Actually, the real question should be “Why using JSON?” but some of you might be happy enough with the answer “Because I can, and because it’s handy”. On this point, I agree with this article which states: “Just because you can store JSON, it doesn’t follow you should”.

SQL queries should be – as any other piece of code – readable and maintainable. When an SQL query uses a JSON field, it becomes very tricky to make sure the query is correct, as you can’t rely on meta-data: a key might not exist and data types may vary from a row to another. Even if you make sure your query is correct when you first write it, there is no guarantee that it will still work when new data will be added. For instance,  let’s consider the following query:

SELECT id, 
  firstname, 
  lastname,
  (infos->>'updated_at')::date
FROM person;

As expected, the query returns the following data:

Now let’s insert a new row:

INSERT INTO person (firstname, lastname, infos) VALUES (
  'Jean-Pierre', 
  'Jackson', 
  '{"country": "FR", "gender": "M", "nationality": "FR", 
    "updated_at": "2017-15-02"}'
);

This insertion works just fine. But can you guess what is going to happen if we execute the previous SELECT query? Well… you’ll get this error:

Error in query: ERROR: date/time field value out of range: "2017-15-02"
HINT: Perhaps you need a different "datestyle" setting.

This error is due to the date format: PostgreSQL expect a string following the YYYY-MM-DD format. The format of the attribute updated_at is different: YYYY-DD-MM (which is perfectly fine in JSON). The problem only appeared after the last insertion, as the other rows were all updated on the 1st of January 2017 (in this specific case, YYYY-MM-DD is the same as YYYY-DD-MM). So unless you could check the JSON data before it’s inserted, you cannot guarantee that queries will remain correct in time. You can only agree with me on this one: this is freaking crazy in a relational DB context! This problem would never appear if the attribute updated_at was stored in a Date field.

From a design point of view, using JSON in a relational database is not good either, as it makes the database denormalized.  For those who don’t remember, normalisation was introduced by Edgar Codd in the early 70’s. There are several forms of normalisation: first normal form (1NF), 2NF, …, 6NF, BCNF, etc. In practice, the 3NF is considered satisfactory. When a JSON field is present in a relation, the 1NF is not even satisfied, as values are not atomic with respect to the DBMS.

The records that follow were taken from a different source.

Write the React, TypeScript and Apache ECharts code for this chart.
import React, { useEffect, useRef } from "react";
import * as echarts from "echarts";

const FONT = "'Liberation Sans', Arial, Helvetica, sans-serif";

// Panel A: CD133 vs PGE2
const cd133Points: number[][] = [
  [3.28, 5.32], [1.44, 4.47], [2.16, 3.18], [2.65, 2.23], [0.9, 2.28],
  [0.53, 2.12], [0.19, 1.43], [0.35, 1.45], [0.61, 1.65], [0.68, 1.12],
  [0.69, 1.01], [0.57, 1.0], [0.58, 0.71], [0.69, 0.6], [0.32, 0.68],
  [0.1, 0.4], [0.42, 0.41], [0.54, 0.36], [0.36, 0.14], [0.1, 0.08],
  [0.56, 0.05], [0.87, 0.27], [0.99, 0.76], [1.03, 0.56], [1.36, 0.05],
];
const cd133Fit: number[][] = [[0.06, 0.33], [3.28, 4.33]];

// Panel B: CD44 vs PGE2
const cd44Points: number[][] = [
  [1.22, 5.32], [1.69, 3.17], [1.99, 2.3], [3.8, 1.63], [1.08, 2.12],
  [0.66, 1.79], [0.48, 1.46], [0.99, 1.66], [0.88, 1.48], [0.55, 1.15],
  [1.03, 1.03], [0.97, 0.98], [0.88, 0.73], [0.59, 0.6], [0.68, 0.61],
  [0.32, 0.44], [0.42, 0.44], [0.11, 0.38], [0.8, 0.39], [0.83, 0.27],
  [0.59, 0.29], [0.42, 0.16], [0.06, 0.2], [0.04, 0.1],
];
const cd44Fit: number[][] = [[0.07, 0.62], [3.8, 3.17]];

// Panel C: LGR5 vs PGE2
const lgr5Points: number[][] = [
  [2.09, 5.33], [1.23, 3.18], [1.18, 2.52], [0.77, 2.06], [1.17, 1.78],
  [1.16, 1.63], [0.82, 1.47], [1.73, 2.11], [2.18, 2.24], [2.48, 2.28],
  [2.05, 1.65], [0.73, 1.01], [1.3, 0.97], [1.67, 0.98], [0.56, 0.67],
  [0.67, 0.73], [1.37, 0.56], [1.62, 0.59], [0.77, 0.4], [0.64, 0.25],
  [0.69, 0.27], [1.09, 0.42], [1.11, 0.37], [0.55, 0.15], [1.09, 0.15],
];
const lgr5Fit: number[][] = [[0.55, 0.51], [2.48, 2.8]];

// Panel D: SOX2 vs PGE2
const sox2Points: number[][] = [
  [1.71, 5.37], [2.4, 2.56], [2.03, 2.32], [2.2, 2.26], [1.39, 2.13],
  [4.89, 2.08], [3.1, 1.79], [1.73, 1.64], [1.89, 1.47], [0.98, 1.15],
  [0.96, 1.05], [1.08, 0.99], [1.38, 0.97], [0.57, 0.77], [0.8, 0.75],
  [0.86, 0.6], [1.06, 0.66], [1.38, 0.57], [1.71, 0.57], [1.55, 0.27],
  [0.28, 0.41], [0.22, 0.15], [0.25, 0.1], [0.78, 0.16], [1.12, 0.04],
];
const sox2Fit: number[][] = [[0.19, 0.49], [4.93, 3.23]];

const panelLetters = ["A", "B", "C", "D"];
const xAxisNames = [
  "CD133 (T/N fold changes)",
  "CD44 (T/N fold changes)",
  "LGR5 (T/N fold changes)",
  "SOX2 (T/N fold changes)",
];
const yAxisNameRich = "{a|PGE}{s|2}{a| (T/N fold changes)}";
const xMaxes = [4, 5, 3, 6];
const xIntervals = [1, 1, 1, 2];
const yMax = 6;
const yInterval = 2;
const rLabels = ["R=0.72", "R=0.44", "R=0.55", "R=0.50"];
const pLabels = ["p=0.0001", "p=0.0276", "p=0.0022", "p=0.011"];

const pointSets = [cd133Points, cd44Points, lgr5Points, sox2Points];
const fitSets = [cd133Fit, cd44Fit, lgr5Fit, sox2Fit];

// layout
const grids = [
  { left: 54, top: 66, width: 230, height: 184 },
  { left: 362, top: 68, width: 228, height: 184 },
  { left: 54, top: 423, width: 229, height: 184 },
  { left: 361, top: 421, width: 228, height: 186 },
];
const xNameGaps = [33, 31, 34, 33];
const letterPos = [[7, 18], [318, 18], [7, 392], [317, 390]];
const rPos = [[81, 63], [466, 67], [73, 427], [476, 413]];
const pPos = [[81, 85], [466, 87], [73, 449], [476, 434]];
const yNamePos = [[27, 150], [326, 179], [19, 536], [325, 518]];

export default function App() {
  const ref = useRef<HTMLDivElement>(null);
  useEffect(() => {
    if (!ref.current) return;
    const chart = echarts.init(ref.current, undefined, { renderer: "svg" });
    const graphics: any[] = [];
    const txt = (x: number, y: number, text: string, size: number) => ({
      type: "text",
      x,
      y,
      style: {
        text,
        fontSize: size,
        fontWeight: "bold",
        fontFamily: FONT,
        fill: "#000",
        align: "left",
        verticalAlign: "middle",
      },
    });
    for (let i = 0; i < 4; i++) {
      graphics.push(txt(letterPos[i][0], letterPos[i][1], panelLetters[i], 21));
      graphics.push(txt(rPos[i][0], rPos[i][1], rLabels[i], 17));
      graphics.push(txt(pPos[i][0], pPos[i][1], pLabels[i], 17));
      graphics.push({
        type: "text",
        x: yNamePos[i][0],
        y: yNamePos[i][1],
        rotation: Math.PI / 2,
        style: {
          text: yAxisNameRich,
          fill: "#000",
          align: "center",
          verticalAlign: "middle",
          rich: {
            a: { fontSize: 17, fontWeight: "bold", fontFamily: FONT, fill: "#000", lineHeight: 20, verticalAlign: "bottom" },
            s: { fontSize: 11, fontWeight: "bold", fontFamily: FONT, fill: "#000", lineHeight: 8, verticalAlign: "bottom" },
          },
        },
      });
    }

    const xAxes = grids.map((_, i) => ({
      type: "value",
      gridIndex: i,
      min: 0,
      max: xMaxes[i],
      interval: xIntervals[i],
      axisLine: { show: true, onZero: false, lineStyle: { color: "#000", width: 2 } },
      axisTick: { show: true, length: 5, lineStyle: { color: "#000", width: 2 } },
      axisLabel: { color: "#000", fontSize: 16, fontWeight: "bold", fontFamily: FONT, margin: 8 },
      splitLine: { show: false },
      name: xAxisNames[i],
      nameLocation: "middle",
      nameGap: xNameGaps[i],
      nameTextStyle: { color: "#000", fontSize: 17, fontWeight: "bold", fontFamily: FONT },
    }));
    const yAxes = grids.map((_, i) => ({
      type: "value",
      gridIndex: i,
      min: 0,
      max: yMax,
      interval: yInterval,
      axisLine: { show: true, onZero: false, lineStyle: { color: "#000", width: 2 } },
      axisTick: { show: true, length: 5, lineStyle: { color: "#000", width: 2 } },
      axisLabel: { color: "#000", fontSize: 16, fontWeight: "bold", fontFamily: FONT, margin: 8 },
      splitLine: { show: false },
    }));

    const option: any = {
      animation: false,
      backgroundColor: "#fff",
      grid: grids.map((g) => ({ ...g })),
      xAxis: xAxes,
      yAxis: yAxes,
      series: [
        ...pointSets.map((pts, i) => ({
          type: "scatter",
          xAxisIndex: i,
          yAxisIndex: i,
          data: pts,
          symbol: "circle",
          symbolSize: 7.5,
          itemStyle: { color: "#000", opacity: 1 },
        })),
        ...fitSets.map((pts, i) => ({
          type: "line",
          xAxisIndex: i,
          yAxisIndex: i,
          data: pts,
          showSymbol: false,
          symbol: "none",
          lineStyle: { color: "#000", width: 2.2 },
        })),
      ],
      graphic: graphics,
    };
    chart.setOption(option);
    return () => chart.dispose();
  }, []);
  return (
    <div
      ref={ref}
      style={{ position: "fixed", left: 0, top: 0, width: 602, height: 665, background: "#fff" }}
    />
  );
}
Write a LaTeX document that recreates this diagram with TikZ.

Some people seem to think that using JSON is more prone to evolution, as attributes can be added or removed in the JSON fields without having to change the DB schema. From my point of view, this is a sign of poor design. Thinking JSON will ease the evolution of your database in the future is delusional; it will actually spoil it from day 1.

Finally, some might argue it’s convenient. But in this case, why don’t we just push the concept further and have only 2 fields per relation: an ID (to play the role of primary key) and a JSON field that contains the rest of the data? And even further and have only one JSON field? If this idea makes any sense in your context, then give up relational databases and move on to NoSQL databases. You’re more likely to take the best of these concepts with MongoDB, Cassandra, CouchBase, etc.

Conclusion

In case you didn’t got it by now: I strongly discourage you from adding JSON fields in a relational database. The only situation in which you should consider it is when you don’t have to query the JSON data with SQL (which is a pity). The JSON type will guarantee that the data inserted is correct (from a syntactic point of view) but you should not aim for more. Finally, it’s worth noting that the arguments I present in this post are applicable to other types: XML fields, Array fields (to some extend), etc. So be careful when you use fancy types, and make sure you use them for the right reason.